Age Factors ; Aged ; Female ; Humans ; Retrospective Studies ; Risk Factors ; United States ; Urinary Bladder, Overactive/physiopathology* ; Urinary Retention/physiopathology* ; Urodynamics
Keywords
aged ; overactive bladder ; urinary retention ; women
Abstract
OBJECTIVES: To identify factors associated with incomplete bladder emptying in older women with overactive bladder (OAB) symptoms.
DESIGN: Retrospective medical records review.
SETTING: Urodynamic laboratory at a large academic health care system in the southeast United States.
PARTICIPANTS: Medical records from women aged 65 and older who presented to clinic with OAB symptoms and who had completed outpatient urodynamic testing (N = 203).

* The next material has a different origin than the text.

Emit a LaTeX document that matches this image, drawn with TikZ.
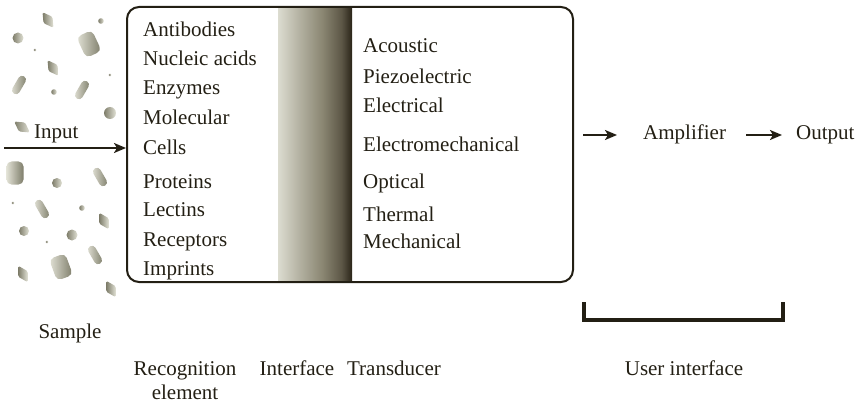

MEASUREMENTS: Three cutoff values of postvoid residual (PVR) volume (100, 150, 200 mL) were created a priori to classify incomplete bladder emptying. Age; vaginal parity; diabetes mellitus (DM); and a history of cerebrovascular accident, back surgery or injury, pelvic surgery, anti-urinary incontinence surgery, and pelvic organ prolapse were included in univariate and multivariate logistic regression models to determine factors associated with incomplete bladder emptying.
RESULTS: When PVR volume of 200 mL or greater was used to define incomplete bladder emptying, history of back surgery or injury (odds ratio (OR) = 4.30, 95% confidence interval (CI) = 1.16-15.91) and pelvic surgery (OR = 4.42, 95% CI = 1.51-12.95) were significantly associated with incomplete bladder emptying in multivariate analysis. No factors were significantly associated with PVR volumes of 100 mL or greater or 150 mL or greater.

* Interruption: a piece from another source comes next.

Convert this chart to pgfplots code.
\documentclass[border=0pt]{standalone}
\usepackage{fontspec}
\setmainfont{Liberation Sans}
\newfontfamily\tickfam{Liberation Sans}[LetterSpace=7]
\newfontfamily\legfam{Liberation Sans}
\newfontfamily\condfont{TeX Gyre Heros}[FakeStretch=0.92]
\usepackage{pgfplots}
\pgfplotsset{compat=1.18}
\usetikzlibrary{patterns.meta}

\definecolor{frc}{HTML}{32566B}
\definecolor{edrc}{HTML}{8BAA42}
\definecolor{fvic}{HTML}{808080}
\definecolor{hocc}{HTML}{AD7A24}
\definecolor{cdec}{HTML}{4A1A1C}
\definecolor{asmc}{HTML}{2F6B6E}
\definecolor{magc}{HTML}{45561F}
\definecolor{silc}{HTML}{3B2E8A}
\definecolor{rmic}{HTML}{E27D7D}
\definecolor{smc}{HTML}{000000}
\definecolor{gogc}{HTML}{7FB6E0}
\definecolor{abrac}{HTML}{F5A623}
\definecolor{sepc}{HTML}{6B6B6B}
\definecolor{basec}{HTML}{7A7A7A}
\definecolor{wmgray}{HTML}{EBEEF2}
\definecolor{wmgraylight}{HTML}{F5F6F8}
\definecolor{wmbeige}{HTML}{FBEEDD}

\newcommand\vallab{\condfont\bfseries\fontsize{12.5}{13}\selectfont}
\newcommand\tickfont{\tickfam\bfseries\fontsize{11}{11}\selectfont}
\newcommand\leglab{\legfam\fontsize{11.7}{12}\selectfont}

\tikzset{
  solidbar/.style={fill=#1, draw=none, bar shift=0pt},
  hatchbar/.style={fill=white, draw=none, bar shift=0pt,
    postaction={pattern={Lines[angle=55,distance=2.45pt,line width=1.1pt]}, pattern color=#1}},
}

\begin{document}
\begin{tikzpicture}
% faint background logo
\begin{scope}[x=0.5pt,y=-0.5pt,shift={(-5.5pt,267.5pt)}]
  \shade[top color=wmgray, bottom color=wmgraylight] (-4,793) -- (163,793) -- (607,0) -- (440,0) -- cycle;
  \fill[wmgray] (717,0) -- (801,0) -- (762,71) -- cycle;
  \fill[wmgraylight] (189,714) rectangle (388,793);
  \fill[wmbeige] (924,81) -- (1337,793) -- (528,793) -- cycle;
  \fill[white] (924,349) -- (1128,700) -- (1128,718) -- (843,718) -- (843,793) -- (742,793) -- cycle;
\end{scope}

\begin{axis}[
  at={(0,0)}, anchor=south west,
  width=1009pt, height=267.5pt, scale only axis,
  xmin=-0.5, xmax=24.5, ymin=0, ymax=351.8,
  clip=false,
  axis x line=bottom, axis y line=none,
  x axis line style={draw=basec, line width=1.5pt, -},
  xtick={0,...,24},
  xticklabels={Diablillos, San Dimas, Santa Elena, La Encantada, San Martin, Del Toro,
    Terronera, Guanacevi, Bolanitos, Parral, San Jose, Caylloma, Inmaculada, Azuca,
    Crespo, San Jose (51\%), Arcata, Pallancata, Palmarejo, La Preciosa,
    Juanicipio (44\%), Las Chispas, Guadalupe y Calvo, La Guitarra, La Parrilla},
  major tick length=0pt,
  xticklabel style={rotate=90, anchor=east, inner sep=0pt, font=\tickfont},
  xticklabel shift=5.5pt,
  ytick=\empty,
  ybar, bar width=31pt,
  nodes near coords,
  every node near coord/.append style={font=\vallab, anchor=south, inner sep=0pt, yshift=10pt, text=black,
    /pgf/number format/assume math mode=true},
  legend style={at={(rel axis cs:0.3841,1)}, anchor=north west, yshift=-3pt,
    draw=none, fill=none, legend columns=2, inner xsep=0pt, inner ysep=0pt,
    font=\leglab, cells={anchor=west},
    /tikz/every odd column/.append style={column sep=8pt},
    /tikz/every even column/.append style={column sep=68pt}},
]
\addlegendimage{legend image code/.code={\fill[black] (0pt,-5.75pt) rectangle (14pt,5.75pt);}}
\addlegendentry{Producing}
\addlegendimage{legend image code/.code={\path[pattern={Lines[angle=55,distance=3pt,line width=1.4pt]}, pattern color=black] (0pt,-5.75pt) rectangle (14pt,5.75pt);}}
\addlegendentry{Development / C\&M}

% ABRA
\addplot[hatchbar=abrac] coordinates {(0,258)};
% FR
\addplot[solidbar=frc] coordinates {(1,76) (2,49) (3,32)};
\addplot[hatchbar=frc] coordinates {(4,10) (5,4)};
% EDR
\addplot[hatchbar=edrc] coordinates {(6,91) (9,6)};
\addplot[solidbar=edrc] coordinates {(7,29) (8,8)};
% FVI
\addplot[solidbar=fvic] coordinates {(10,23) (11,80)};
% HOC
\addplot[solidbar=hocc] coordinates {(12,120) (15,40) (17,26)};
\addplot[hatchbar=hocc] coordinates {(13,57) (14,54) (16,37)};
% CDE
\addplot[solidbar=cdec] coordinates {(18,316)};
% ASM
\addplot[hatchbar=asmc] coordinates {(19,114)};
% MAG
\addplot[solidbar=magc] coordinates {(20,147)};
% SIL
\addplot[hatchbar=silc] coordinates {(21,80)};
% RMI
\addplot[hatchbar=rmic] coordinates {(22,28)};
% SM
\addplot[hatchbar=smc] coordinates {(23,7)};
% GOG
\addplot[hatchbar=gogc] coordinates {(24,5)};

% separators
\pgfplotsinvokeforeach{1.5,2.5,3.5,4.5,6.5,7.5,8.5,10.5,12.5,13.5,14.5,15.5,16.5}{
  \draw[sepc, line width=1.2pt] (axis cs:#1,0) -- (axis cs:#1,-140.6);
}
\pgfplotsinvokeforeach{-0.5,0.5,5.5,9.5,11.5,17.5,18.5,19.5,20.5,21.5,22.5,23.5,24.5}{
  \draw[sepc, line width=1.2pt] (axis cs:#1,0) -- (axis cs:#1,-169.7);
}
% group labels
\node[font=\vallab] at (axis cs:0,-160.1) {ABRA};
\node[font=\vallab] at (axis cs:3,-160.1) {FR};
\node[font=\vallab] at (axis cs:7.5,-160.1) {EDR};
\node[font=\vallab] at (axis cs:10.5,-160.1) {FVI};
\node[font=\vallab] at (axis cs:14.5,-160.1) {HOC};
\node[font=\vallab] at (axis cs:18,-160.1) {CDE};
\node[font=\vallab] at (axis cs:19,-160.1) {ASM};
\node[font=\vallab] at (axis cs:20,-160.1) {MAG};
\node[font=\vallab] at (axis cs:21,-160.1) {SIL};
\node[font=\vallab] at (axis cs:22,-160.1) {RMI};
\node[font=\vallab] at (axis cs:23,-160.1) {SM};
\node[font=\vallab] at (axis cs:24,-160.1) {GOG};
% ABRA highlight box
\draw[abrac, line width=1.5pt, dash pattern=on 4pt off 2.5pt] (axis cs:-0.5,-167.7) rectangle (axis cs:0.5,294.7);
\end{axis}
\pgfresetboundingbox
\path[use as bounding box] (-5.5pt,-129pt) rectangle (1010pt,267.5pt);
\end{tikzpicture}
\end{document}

CONCLUSION: PVR volumes should be assessed in older women with OAB symptoms and a history of back surgery or injury or pelvic surgery, especially before the administration of antimuscarinic medications. Caution in interpreting these findings is needed because PVR volumes obtained from pressure-flow studies may differ from those obtained from natural voiding. Lack of data on medications that can contribute to incomplete bladder emptying and the small number of women with cerebrovascular accident, back surgery or injury, and DM may have influenced the results.